◆ **Exercise brief**
Extract, in full, the lines below, beginning at the first and ending with the line that contains "import plotly.graph_objects as go". Pictures do not belong in the copy.

begin Given data

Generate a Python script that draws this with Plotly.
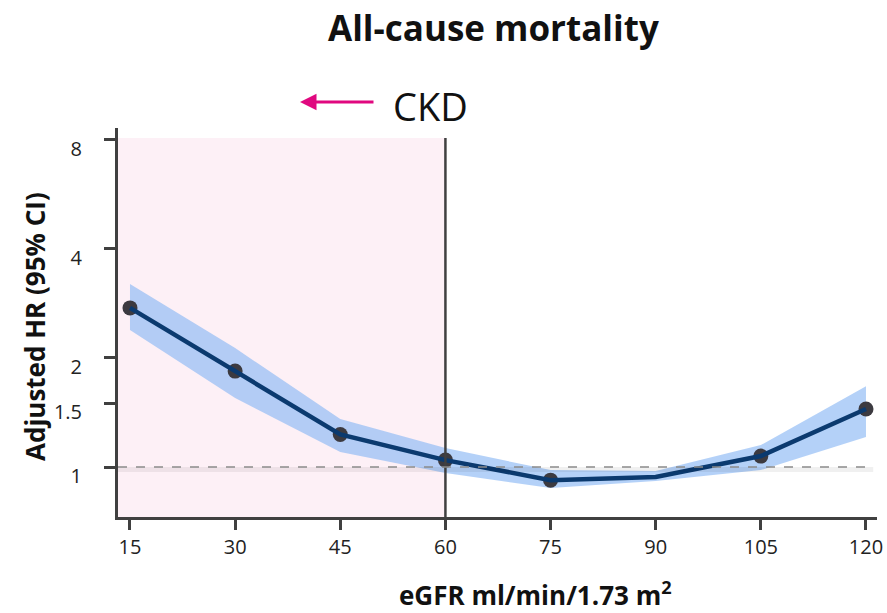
import plotly.graph_objects as go

egfr = [15, 30, 45, 60, 75, 90, 105, 120]
hr = [2.75, 1.84, 1.23, 1.045, 0.92, 0.938, 1.072, 1.446]
ci_upper = [3.20, 2.13, 1.357, 1.128, 0.981, 0.975, 1.15, 1.67]
ci_lower = [2.39, 1.55, 1.10, 0.963, 0.875, 0.915, 0.981, 1.21]
marker_x = [15, 30, 45, 60, 75, 105, 120]
marker_y = [2.75, 1.84, 1.23, 1.045, 0.92, 1.072, 1.446]
xticks = [15, 30, 45, 60, 75, 90, 105, 120]
yticks = [1, 1.5, 2, 4, 8]
ytick_labels = ["1", "1.5", "2", "4", "8"]

FONT = "Open Sans"
PLOT_TOP, PLOT_BOTTOM, PLOT_LEFT, PLOT_RIGHT = 128, 517, 118, 877
PH = PLOT_BOTTOM - PLOT_TOP
PW = PLOT_RIGHT - PLOT_LEFT

fig = go.Figure()

# CKD shaded region
fig.add_shape(type="rect", xref="x", yref="y", x0=13.29, x1=60, y0=0.7, y1=8.1,
              fillcolor="#fdf0f6", line_width=0, layer="below")
fig.add_shape(type="line", xref="x", yref="y", x0=60, x1=60, y0=0.7, y1=8.1,
              line=dict(color="#404040", width=2.5))
# reference line at HR = 1 (shadow + dashed)
fig.add_shape(type="line", xref="paper", yref="y", x0=0, x1=0.995, y0=0.985, y1=0.985,
              line=dict(color="rgba(0,0,0,0.06)", width=5))
fig.add_shape(type="line", xref="paper", yref="y", x0=0, x1=0.995, y0=1, y1=1,
              line=dict(color="#8a8a8a", width=1.3, dash="dash"))

# CI band
fig.add_trace(go.Scatter(x=egfr + egfr[::-1], y=ci_upper + ci_lower[::-1],
                         mode="lines", fill="toself", fillcolor="rgba(140,185,245,0.65)",
                         line=dict(width=0), hoverinfo="skip", showlegend=False))
# markers
fig.add_trace(go.Scatter(x=marker_x, y=marker_y, mode="markers",
                         marker=dict(color="#3c3a40", size=15), showlegend=False))
# line
fig.add_trace(go.Scatter(x=egfr, y=hr, mode="lines",
                         line=dict(color="#0b3a6f", width=4.5), showlegend=False))

fig.update_xaxes(range=[13.29, 121.57], tickvals=xticks, ticks="outside", ticklen=10,
                 tickwidth=3, tickcolor="#404040", showline=True, linecolor="#404040",
                 linewidth=3, showgrid=False, zeroline=False, automargin=False,
                 tickfont=dict(family=FONT, size=20, color="#222"))
fig.update_yaxes(type="log", range=[-0.138, 0.936], tickvals=yticks, ticktext=ytick_labels,
                 ticks="outside", ticklen=11, tickwidth=3, tickcolor="#404040",
                 showline=True, linecolor="#404040", linewidth=3, showgrid=False,
                 zeroline=False, ticklabelstandoff=18, ticklabelshift=9, automargin=False,
                 tickfont=dict(family=FONT, size=20, color="#222"))

# axis titles
fig.add_annotation(text="<b>eGFR ml/min/1.73 m<sup>2</sup></b>", xref="paper", yref="paper",
                   x=(535 - PLOT_LEFT) / PW, y=(PLOT_BOTTOM - 594) / PH, showarrow=False,
                   xanchor="center", yanchor="middle",
                   font=dict(family=FONT, size=26, color="#111"))
fig.add_annotation(text="<b>Adjusted HR (95% CI)</b>", xref="paper", yref="paper",
                   x=(35 - PLOT_LEFT) / PW, y=(PLOT_BOTTOM - 327) / PH, showarrow=False,
                   textangle=-90, xanchor="center", yanchor="middle",
                   font=dict(family=FONT, size=26, color="#111"))

fig.add_annotation(text="<b>All-cause mortality</b>", xref="paper", yref="paper",
                   x=(493 - PLOT_LEFT) / PW, y=(PLOT_BOTTOM - 28) / PH, showarrow=False,
                   xanchor="center", yanchor="middle",
                   font=dict(family=FONT, size=35, color="#111"))
fig.add_annotation(text="CKD", xref="paper", yref="paper", x=(430 - PLOT_LEFT) / PW,
                   y=(PLOT_BOTTOM - 106) / PH,
                   showarrow=False, xanchor="center", yanchor="middle",
                   font=dict(family=FONT, size=38, color="#111"))
fig.add_annotation(text="", xref="paper", yref="paper", x=(300 - PLOT_LEFT) / PW,
                   y=(PLOT_BOTTOM - 102) / PH,
                   ax=75, ay=0, showarrow=True, arrowhead=2, arrowsize=1.1,
                   arrowwidth=3, arrowcolor="#e0087f")

fig.update_layout(width=887, height=613,
                  margin=dict(l=PLOT_LEFT, r=887 - PLOT_RIGHT, t=PLOT_TOP, b=613 - PLOT_BOTTOM),
                  plot_bgcolor="white", paper_bgcolor="white")

fig.write_html("out.html")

end Given data

◆ **Task output**
Generate a Python script that draws this with Plotly.
import plotly.graph_objects as go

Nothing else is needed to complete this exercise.